Short introduction to entropy (Information Theory)

What is entropy?

Entropy is a measure of unpredictability - how “chaotic” a distribution is. For instance, if we have two documents:

docA: “hello hello hello hello hello”
docB: “hello world from jiayun”

Obviously, docA is very “predictable” since all words are the same. And docB is more “chaotic”, since it doesn’t even have a duplicate word.

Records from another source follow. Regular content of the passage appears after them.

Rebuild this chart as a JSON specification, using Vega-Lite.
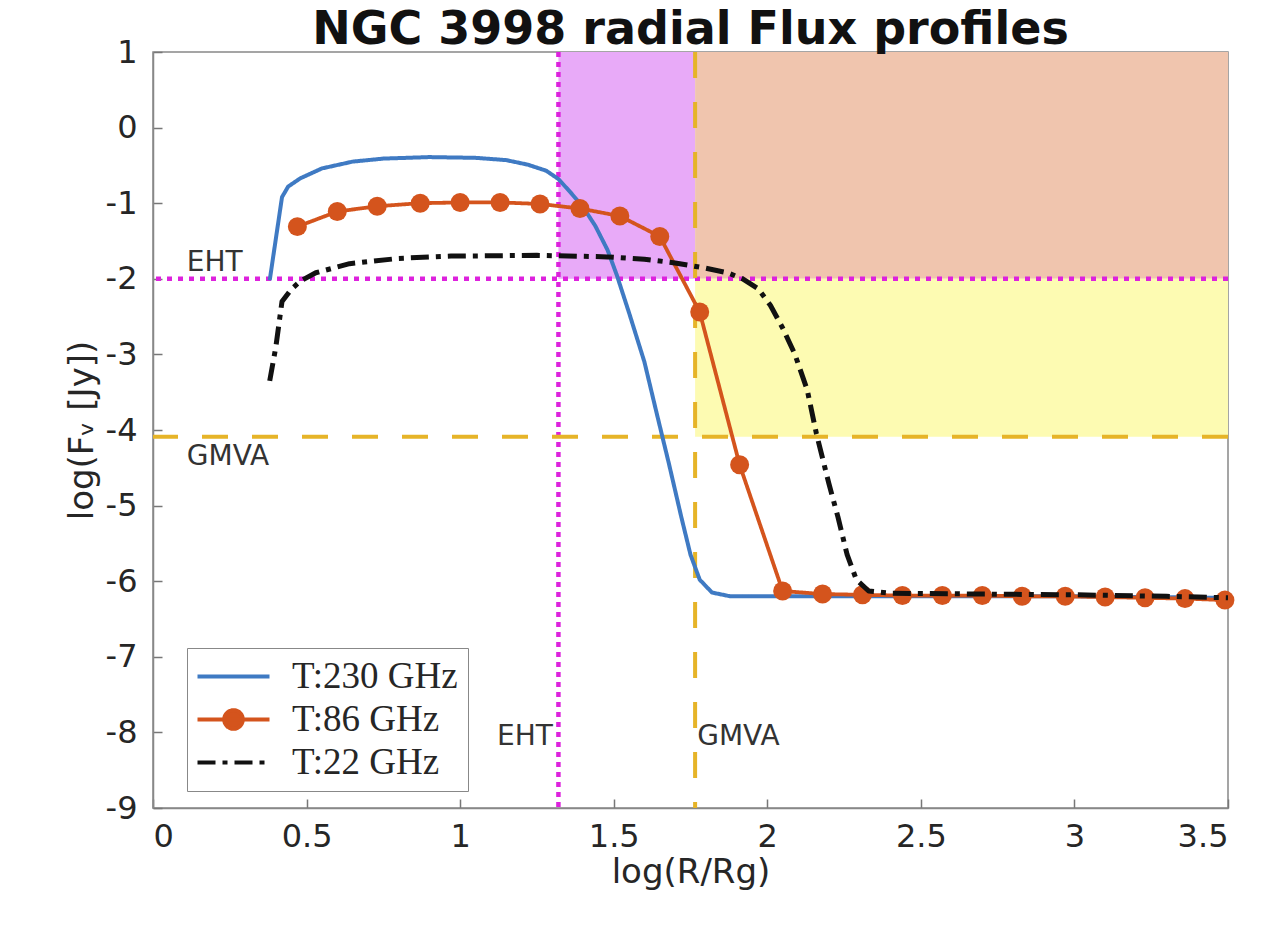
{
  "$schema": "https://vega.github.io/schema/vega-lite/v6.json",
  "width": 1075,
  "height": 756,
  "autosize": {"type": "none"},
  "padding": {"left": 153, "top": 52, "right": 56, "bottom": 119},
  "background": "white",
  "title": {
    "text": "NGC 3998 radial Flux profiles",
    "font": "DejaVu Sans",
    "fontSize": 46,
    "fontWeight": "bold",
    "color": "#111111",
    "anchor": "middle",
    "offset": -18
  },
  "config": {
    "view": {"stroke": "#888888", "strokeWidth": 1.5},
    "axis": {
      "grid": false,
      "domainColor": "#888888",
      "domainWidth": 1.5,
      "tickColor": "#777777",
      "tickWidth": 1.5,
      "tickSize": -9,
      "labelFont": "DejaVu Sans",
      "labelFontSize": 32,
      "labelColor": "#262626",
      "titleFont": "DejaVu Sans",
      "titleFontSize": 34,
      "titleFontWeight": "normal",
      "titleColor": "#262626"
    },
    "legend": {
      "orient": "none",
      "legendX": 34,
      "legendY": 596,
      "padding": 10,
      "strokeColor": "#888888",
      "fillColor": "white",
      "labelFont": "Liberation Serif",
      "labelFontSize": 37,
      "labelColor": "#262626",
      "labelLimit": 400,
      "symbolSize": 900,
      "symbolStrokeWidth": 4,
      "symbolOffset": 18,
      "labelOffset": 40,
      "rowPadding": 5
    }
  },
  "datasets": {
    "flux": [
      {"band": "T:230 GHz", "logR": 0.38, "logF": -2.02},
      {"band": "T:230 GHz", "logR": 0.42, "logF": -0.92},
      {"band": "T:230 GHz", "logR": 0.44, "logF": -0.78},
      {"band": "T:230 GHz", "logR": 0.48, "logF": -0.67},
      {"band": "T:230 GHz", "logR": 0.55, "logF": -0.54},
      {"band": "T:230 GHz", "logR": 0.65, "logF": -0.45},
      {"band": "T:230 GHz", "logR": 0.75, "logF": -0.41},
      {"band": "T:230 GHz", "logR": 0.9, "logF": -0.39},
      {"band": "T:230 GHz", "logR": 1.05, "logF": -0.4},
      {"band": "T:230 GHz", "logR": 1.15, "logF": -0.43},
      {"band": "T:230 GHz", "logR": 1.22, "logF": -0.49},
      {"band": "T:230 GHz", "logR": 1.28, "logF": -0.57},
      {"band": "T:230 GHz", "logR": 1.32, "logF": -0.68},
      {"band": "T:230 GHz", "logR": 1.36, "logF": -0.86},
      {"band": "T:230 GHz", "logR": 1.4, "logF": -1.05},
      {"band": "T:230 GHz", "logR": 1.44, "logF": -1.3},
      {"band": "T:230 GHz", "logR": 1.48, "logF": -1.62},
      {"band": "T:230 GHz", "logR": 1.51, "logF": -1.95},
      {"band": "T:230 GHz", "logR": 1.55, "logF": -2.45},
      {"band": "T:230 GHz", "logR": 1.6, "logF": -3.1},
      {"band": "T:230 GHz", "logR": 1.64, "logF": -3.78},
      {"band": "T:230 GHz", "logR": 1.68, "logF": -4.45},
      {"band": "T:230 GHz", "logR": 1.72, "logF": -5.15},
      {"band": "T:230 GHz", "logR": 1.75, "logF": -5.65},
      {"band": "T:230 GHz", "logR": 1.78, "logF": -5.98},
      {"band": "T:230 GHz", "logR": 1.82, "logF": -6.15},
      {"band": "T:230 GHz", "logR": 1.88, "logF": -6.2},
      {"band": "T:230 GHz", "logR": 2.0, "logF": -6.2},
      {"band": "T:230 GHz", "logR": 2.5, "logF": -6.2},
      {"band": "T:230 GHz", "logR": 3.0, "logF": -6.2},
      {"band": "T:230 GHz", "logR": 3.5, "logF": -6.22},
      {"band": "T:86 GHz", "logR": 0.47, "logF": -1.31},
      {"band": "T:86 GHz", "logR": 0.6, "logF": -1.11},
      {"band": "T:86 GHz", "logR": 0.73, "logF": -1.04},
      {"band": "T:86 GHz", "logR": 0.87, "logF": -1.0},
      {"band": "T:86 GHz", "logR": 1.0, "logF": -0.99},
      {"band": "T:86 GHz", "logR": 1.13, "logF": -0.99},
      {"band": "T:86 GHz", "logR": 1.26, "logF": -1.01},
      {"band": "T:86 GHz", "logR": 1.39, "logF": -1.07},
      {"band": "T:86 GHz", "logR": 1.52, "logF": -1.17},
      {"band": "T:86 GHz", "logR": 1.65, "logF": -1.44},
      {"band": "T:86 GHz", "logR": 1.78, "logF": -2.44},
      {"band": "T:86 GHz", "logR": 1.91, "logF": -4.46},
      {"band": "T:86 GHz", "logR": 2.05, "logF": -6.13},
      {"band": "T:86 GHz", "logR": 2.18, "logF": -6.17},
      {"band": "T:86 GHz", "logR": 2.31, "logF": -6.18},
      {"band": "T:86 GHz", "logR": 2.44, "logF": -6.19},
      {"band": "T:86 GHz", "logR": 2.57, "logF": -6.19},
      {"band": "T:86 GHz", "logR": 2.7, "logF": -6.19},
      {"band": "T:86 GHz", "logR": 2.83, "logF": -6.2},
      {"band": "T:86 GHz", "logR": 2.97, "logF": -6.2},
      {"band": "T:86 GHz", "logR": 3.1, "logF": -6.21},
      {"band": "T:86 GHz", "logR": 3.23, "logF": -6.22},
      {"band": "T:86 GHz", "logR": 3.36, "logF": -6.23},
      {"band": "T:86 GHz", "logR": 3.49, "logF": -6.25},
      {"band": "T:22 GHz", "logR": 0.38, "logF": -3.35},
      {"band": "T:22 GHz", "logR": 0.4, "logF": -2.9},
      {"band": "T:22 GHz", "logR": 0.42, "logF": -2.3},
      {"band": "T:22 GHz", "logR": 0.45, "logF": -2.14},
      {"band": "T:22 GHz", "logR": 0.48, "logF": -2.03},
      {"band": "T:22 GHz", "logR": 0.53, "logF": -1.92},
      {"band": "T:22 GHz", "logR": 0.64, "logF": -1.8},
      {"band": "T:22 GHz", "logR": 0.8, "logF": -1.73},
      {"band": "T:22 GHz", "logR": 0.97, "logF": -1.7},
      {"band": "T:22 GHz", "logR": 1.25, "logF": -1.69},
      {"band": "T:22 GHz", "logR": 1.48, "logF": -1.71},
      {"band": "T:22 GHz", "logR": 1.6, "logF": -1.74},
      {"band": "T:22 GHz", "logR": 1.7, "logF": -1.79},
      {"band": "T:22 GHz", "logR": 1.8, "logF": -1.86},
      {"band": "T:22 GHz", "logR": 1.87, "logF": -1.92},
      {"band": "T:22 GHz", "logR": 1.92, "logF": -2.0},
      {"band": "T:22 GHz", "logR": 1.97, "logF": -2.13},
      {"band": "T:22 GHz", "logR": 2.01, "logF": -2.35},
      {"band": "T:22 GHz", "logR": 2.05, "logF": -2.65},
      {"band": "T:22 GHz", "logR": 2.09, "logF": -3.0},
      {"band": "T:22 GHz", "logR": 2.13, "logF": -3.47},
      {"band": "T:22 GHz", "logR": 2.16, "logF": -4.05},
      {"band": "T:22 GHz", "logR": 2.2, "logF": -4.7},
      {"band": "T:22 GHz", "logR": 2.23, "logF": -5.15},
      {"band": "T:22 GHz", "logR": 2.26, "logF": -5.65},
      {"band": "T:22 GHz", "logR": 2.29, "logF": -5.98},
      {"band": "T:22 GHz", "logR": 2.33, "logF": -6.13},
      {"band": "T:22 GHz", "logR": 2.4, "logF": -6.16},
      {"band": "T:22 GHz", "logR": 2.7, "logF": -6.17},
      {"band": "T:22 GHz", "logR": 3.0, "logF": -6.18},
      {"band": "T:22 GHz", "logR": 3.3, "logF": -6.2},
      {"band": "T:22 GHz", "logR": 3.5, "logF": -6.22}
    ],
    "zones": [
      {"zone": "EHT only", "r1": 1.32, "r2": 1.765, "f1": -2, "f2": 1},
      {"zone": "EHT and GMVA", "r1": 1.765, "r2": 3.5, "f1": -2, "f2": 1},
      {"zone": "GMVA only", "r1": 1.765, "r2": 3.5, "f1": -4.09, "f2": -2}
    ],
    "limits": [
      {"array": "EHT", "r": 1.32, "f": -2},
      {"array": "GMVA", "r": 1.765, "f": -4.09}
    ],
    "notes": [
      {"text": "EHT", "r": 0.11, "f": -1.79},
      {"text": "GMVA", "r": 0.11, "f": -4.36},
      {"text": "EHT", "r": 1.12, "f": -8.06},
      {"text": "GMVA", "r": 1.772, "f": -8.06}
    ]
  },
  "encoding": {
    "x": {
      "field": "logR",
      "type": "quantitative",
      "scale": {"domain": [0, 3.5], "nice": false, "zero": false},
      "axis": {
        "title": "log(R/Rg)",
        "values": [0, 0.5, 1, 1.5, 2, 2.5, 3, 3.5],
        "labelExpr": "'' + datum.value",
        "labelPadding": 22,
        "titlePadding": 3
      }
    },
    "y": {
      "field": "logF",
      "type": "quantitative",
      "scale": {"domain": [-9, 1], "nice": false, "zero": false},
      "axis": {
        "title": "log(Fᵥ [Jy])",
        "values": [-9, -8, -7, -6, -5, -4, -3, -2, -1, 0, 1],
        "labelExpr": "'' + datum.value",
        "labelPadding": 25,
        "titlePadding": 6
      }
    }
  },
  "layer": [
    {
      "data": {"name": "zones"},
      "mark": {"type": "rect", "opacity": 1},
      "encoding": {
        "x": {"field": "r1", "type": "quantitative"},
        "x2": {"field": "r2"},
        "y": {"field": "f1", "type": "quantitative"},
        "y2": {"field": "f2"},
        "fill": {
          "field": "zone",
          "type": "nominal",
          "scale": {"domain": ["EHT only", "EHT and GMVA", "GMVA only"], "range": ["#e8aaf8", "#f0c5ae", "#fdfbb2"]},
          "legend": null
        }
      }
    },
    {
      "data": {"name": "limits"},
      "transform": [{"filter": "datum.array === 'EHT'"}],
      "mark": {"type": "rule", "color": "#dd22dd", "strokeWidth": 4.5, "strokeDash": [5, 5]},
      "encoding": {"x": {"field": "r", "type": "quantitative"}, "y": null}
    },
    {
      "data": {"name": "limits"},
      "transform": [{"filter": "datum.array === 'EHT'"}],
      "mark": {"type": "rule", "color": "#dd22dd", "strokeWidth": 4.5, "strokeDash": [5, 6]},
      "encoding": {"y": {"field": "f", "type": "quantitative"}, "x": null}
    },
    {
      "data": {"name": "limits"},
      "transform": [{"filter": "datum.array === 'GMVA'"}],
      "mark": {"type": "rule", "color": "#e6b428", "strokeWidth": 4, "strokeDash": [26, 24]},
      "encoding": {"x": {"field": "r", "type": "quantitative"}, "y": null}
    },
    {
      "data": {"name": "limits"},
      "transform": [{"filter": "datum.array === 'GMVA'"}],
      "mark": {"type": "rule", "color": "#e6b428", "strokeWidth": 4, "strokeDash": [26, 24]},
      "encoding": {"y": {"field": "f", "type": "quantitative"}, "x": null}
    },
    {
      "data": {"name": "flux"},
      "transform": [{"filter": "datum.band === 'T:230 GHz'"}],
      "mark": {"type": "line", "strokeWidth": 4, "strokeCap": "butt", "strokeJoin": "round"},
      "encoding": {
        "color": {
          "field": "band",
          "type": "nominal",
          "scale": {"domain": ["T:230 GHz", "T:86 GHz", "T:22 GHz"], "range": ["#3f7ac3", "#d4541d", "#111111"]},
          "legend": {
            "title": null,
            "encode": {
              "symbols": {
                "update": {
                  "shape": [
                    {"test": "datum.value === 'T:86 GHz'", "value": "M-2.4,0L2.4,0M0.62,0A0.62,0.62,0,1,1,-0.62,0A0.62,0.62,0,1,1,0.62,0Z"},
                    {"value": "M-2.4,0L2.4,0"}
                  ],
                  "fill": [
                    {"test": "datum.value === 'T:86 GHz'", "value": "#d4541d"},
                    {"value": "transparent"}
                  ]
                }
              }
            }
          }
        },
        "strokeDash": {
          "field": "band",
          "type": "nominal",
          "scale": {"domain": ["T:230 GHz", "T:86 GHz", "T:22 GHz"], "range": [[1, 0], [1, 0], [18, 7, 5, 7]]},
          "legend": {"title": null}
        }
      }
    },
    {
      "data": {"name": "flux"},
      "transform": [{"filter": "datum.band === 'T:86 GHz'"}],
      "mark": {"type": "line", "strokeWidth": 3.8, "strokeCap": "butt", "strokeJoin": "round"},
      "encoding": {
        "color": {"field": "band", "type": "nominal", "legend": null},
        "strokeDash": {"field": "band", "type": "nominal", "legend": null}
      }
    },
    {
      "data": {"name": "flux"},
      "transform": [{"filter": "datum.band === 'T:86 GHz'"}],
      "mark": {"type": "point", "filled": true, "size": 360, "opacity": 1, "shape": "circle"},
      "encoding": {
        "color": {"field": "band", "type": "nominal", "legend": null}
      }
    },
    {
      "data": {"name": "flux"},
      "transform": [{"filter": "datum.band === 'T:22 GHz'"}],
      "mark": {"type": "line", "strokeWidth": 5, "strokeCap": "butt", "strokeJoin": "round"},
      "encoding": {
        "color": {"field": "band", "type": "nominal", "legend": null},
        "strokeDash": {"field": "band", "type": "nominal", "legend": null}
      }
    },
    {
      "data": {"name": "notes"},
      "mark": {"type": "text", "align": "left", "baseline": "middle", "font": "DejaVu Sans", "fontSize": 28, "color": "#333333"},
      "encoding": {
        "x": {"field": "r", "type": "quantitative"},
        "y": {"field": "f", "type": "quantitative"},
        "text": {"field": "text"}
      }
    }
  ]
}
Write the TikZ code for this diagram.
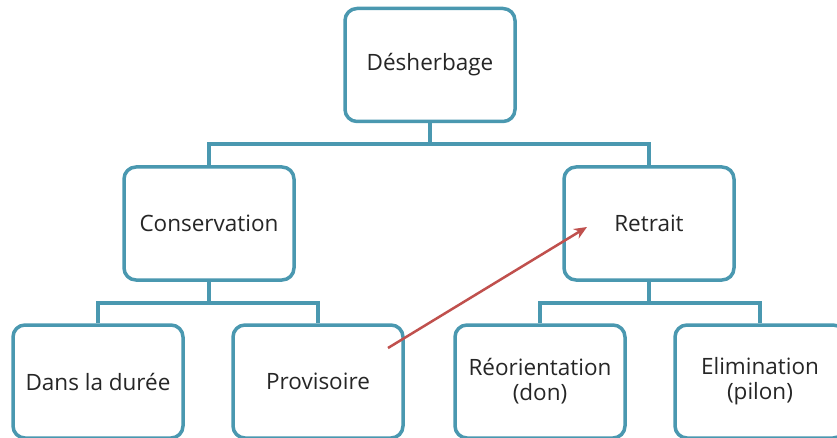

Thus, docB is more “valuable” than docA because it provides us more “information”. When we need to compare two large files (documents), it is unrealistic to do this intuitively, and therefore we use the calculation of entropy for evaluation.

\[E(d)\ =\ \sum_{i=1}^{n}-f_i*log_2(\frac{f_i}{M})\]

For docA given above, \(d_A\ =\ <f_{hello}>\) = \(<5>\), and for docB, \(d_B\ =\ <f_{hello},f_{world},f_{from},f_{jiayun}\) = \(<1,1,1,1>\)

M is the sum of all word frequencies in a document: \(M=\sum_{i=1}^{n}fi\)

And therefore \(E(d_A)\ =\ -f_{hello}*log_2(\frac{f_{hello}}{M_A})\) = \(4\ *\ log_2(\frac{4}{4})\) = \(0\)

For docB,

\(M_B\ =\ 1+1+1+1\ =\ 4\)

\(E(d_B)\ =\ -f_{hello}*log_2(\frac{f_{hello}}{M_B})\) - \(f_{world}*log_2(\frac{f_{world}}{M_B})\) - \(f_{from}*log_2(\frac{f_{from}}{M_B})\) - \(f_{luke}*log_2(\frac{f_{luke}}{M_B})\) =

\(-1\ *\ log_2(\frac{1}{4})\ * \ 4\) = \(8\)

Since \(E(d_B)\ >\ E(d_A)\), docB is more “informative” than docA.

A more general formula for entropy is given below:

\[H(x)\ =\ -\sum_{i=1}^{n}P(i)log_2(P(i))\]

\(P(i)\) is the probability of event i, where in the above case is \(\frac{f_i}{M}\) - the probability of a word in the document.